Cuando leí, hace unas semanas, Ve y pon un centinela me prometí leer Matar a un ruiseñor, aunque invirtiera el orden en que fueron escrito y el orden cronológico de los personajes. Por supuesto, he visto varias veces la adaptación cinematográfica dirigida por Robert Mulligan en 1962 con un Gregory Peck inmenso en su papel de Atticus Finch; por cierto, la cinta es muy fiel a la novela, no omite ni añade nada importante y los personajes mantienen su mismo carácter.
Es, que duda cabe, una novela atemporal y universal. Atemporal porque lo verdaderamente importante no ocurre a principios del siglo XX sino que tiene que ver con la dignidad humana, que existe y existirá mientras exista el hombre; universal porque es irrelevante que la acción transcurra en el profundo Sur de los Estados Unidos (concretamente en la ficticia ciudad de Maycomb, Alabama) se puede dar en cualquier punto del planeta, desde Groenlandia hasta Zimbabue.
Desgraciadamente, en una sociedad dirigida, manipulada y enfrentada por el Cuarto poder lo coyuntural prima. En nuestros días, los medios de comunicación tratan de que estalle una guerra nada más y nada menos que entre hombres y mujeres, como antes lo hacían entre pobres y ricos, blancos y negros, cristianos y musulmanes... Así, esta novela puede verse, en clave coyuntural, como la lucha por la emancipación de los negros en los estados sureños del gigante americano, lo cual, evidentemente, es de gran importancia, pero en ese caso esta novela sólo incumbe a los americanos. Si nos libráramos de la terrible influencia que ejercen sobre nosotros aquéllos que viven de enfrentar a unos contra otros y provocar guerras (políticos, periodistas, abogados...) nos daríamos cuenta de que esta novela trata del respeto que todo ser humano debe demostrar ante otro, independientemente de su raza, su sexo o su estatus socioeconómico, y eso es, obviamente, universal.
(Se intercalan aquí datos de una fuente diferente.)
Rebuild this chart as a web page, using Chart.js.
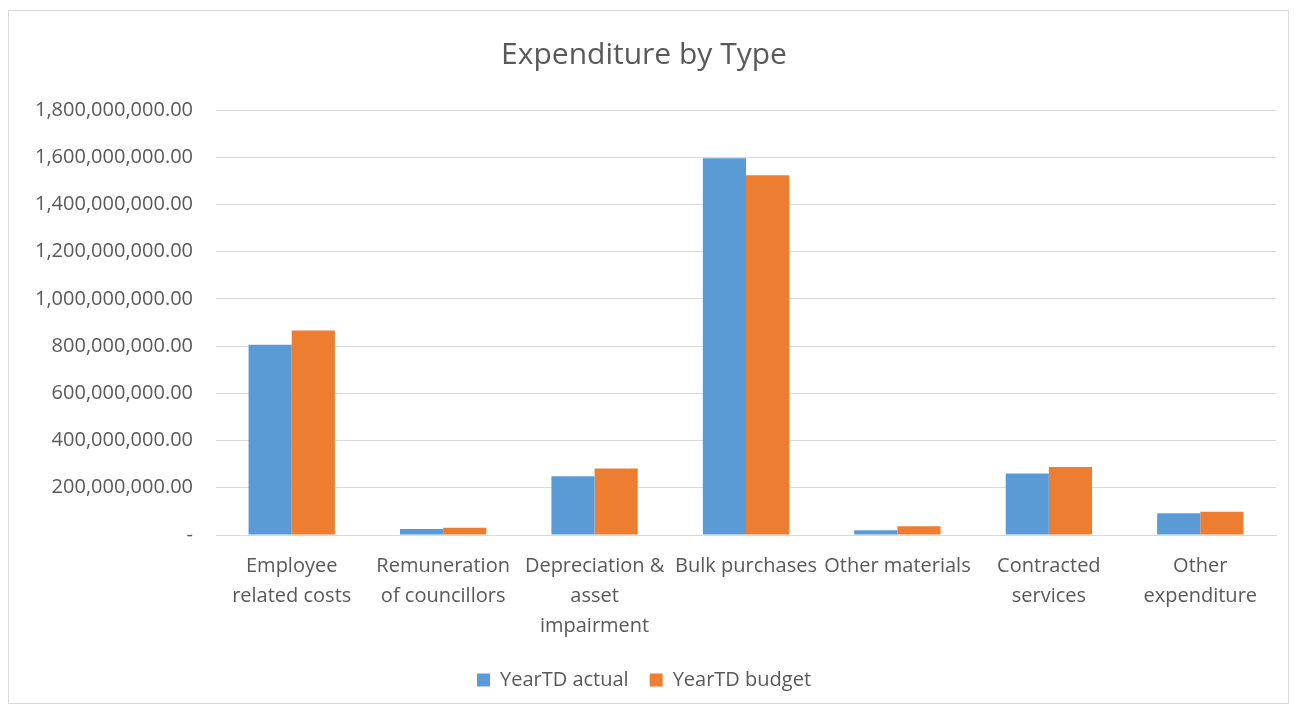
<!DOCTYPE html>
<html>
<head>
<meta charset="utf-8">
<script src="https://cdn.jsdelivr.net/npm/chart.js@4"></script>
<style>
  html, body { margin: 0; padding: 0; background: #fff; }
  #frame {
    position: absolute; left: 8px; top: 10px; width: 1281px; height: 694px;
    border: 1px solid #d9d9d9; box-sizing: border-box;
  }
  #wrap { position: absolute; left: 0; top: 0; width: 1294px; height: 711px; }
</style>
</head>
<body>
<div id="frame"></div>
<div id="wrap"><canvas id="chart"></canvas></div>
<script>
const categories = [
  ["Employee", "related costs"],
  ["Remuneration", "of councillors"],
  ["Depreciation &", "asset", "impairment"],
  "Bulk purchases",
  "Other materials",
  ["Contracted", "services"],
  ["Other", "expenditure"]
];
const actualValues = [806000000, 25000000, 249000000, 1596000000, 20000000, 260000000, 92000000];
const budgetValues = [866000000, 31000000, 282000000, 1524000000, 37000000, 288000000, 98000000];
const seriesNames = ["YearTD actual", "YearTD budget"];

const textColor = "#595959";
const fontFamily = "'Open Sans', 'Liberation Sans', sans-serif";

function formatTick(value) {
  if (value === 0) return "-";
  return value.toLocaleString("en-US", { minimumFractionDigits: 2, maximumFractionDigits: 2 });
}

new Chart(document.getElementById("chart"), {
  type: "bar",
  data: {
    labels: categories,
    datasets: [
      { label: seriesNames[0], data: actualValues, backgroundColor: "#5b9bd5", barPercentage: 1, categoryPercentage: 0.57 },
      { label: seriesNames[1], data: budgetValues, backgroundColor: "#ed7d31", barPercentage: 1, categoryPercentage: 0.57 }
    ]
  },
  options: {
    responsive: true,
    maintainAspectRatio: false,
    animation: false,
    layout: { padding: { left: 12, right: 18, top: 37, bottom: 11 } },
    plugins: {
      title: {
        display: true,
        text: "Expenditure by Type",
        color: textColor,
        font: { family: fontFamily, size: 30, weight: "normal" },
        padding: { top: 0, bottom: 37 }
      },
      legend: {
        position: "bottom",
        labels: {
          color: textColor,
          font: { family: fontFamily, size: 20 },
          boxWidth: 13, boxHeight: 13,
          padding: 21
        }
      },
      tooltip: { enabled: false }
    },
    scales: {
      x: {
        grid: { display: false },
        border: { color: "#d9d9d9" },
        ticks: { color: textColor, font: { family: fontFamily, size: 20, lineHeight: 1.5 }, maxRotation: 0, autoSkip: false, padding: 8 }
      },
      y: {
        min: 0, max: 1800000000,
        grid: { color: "#d9d9d9", drawTicks: false },
        border: { display: false },
        ticks: { stepSize: 200000000, color: textColor, font: { family: fontFamily, size: 20 }, padding: 23, callback: formatTick }
      }
    }
  }
});
</script>
</body>
</html>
La novela es profundamente moralista sin caer en el adoctrinamiento ni la ñoñez. Muestra un posible camino a seguir mientras dure esa extraña experiencia que llamamos vida sin imponer nada y recordando que es mucho más probable que gane (al menos en términos terrenales) la inmoralidad y la cobardía (atributos de todos aquellos que "triunfan" en nuestra augusta sociedad). Por tomar un pequeño tramo, yo me quedo con la reflexión irreflexiva (valga el oxímoron) de un crío de diez años, Dill, que, intuyendo que la sociedad humana no tiene solución aboga por salirse por la tangente:
- Cuando sea mayor creo que seré payaso -Dijo Dill.
Jem y yo nos paramos en seco.
- Sí señor, payaso -repitió-. Con respecto a la gente, no hay otra cosa que pueda hacer que reírme; por lo tanto ingresaré en el circo y me reiré hasta volverme loco.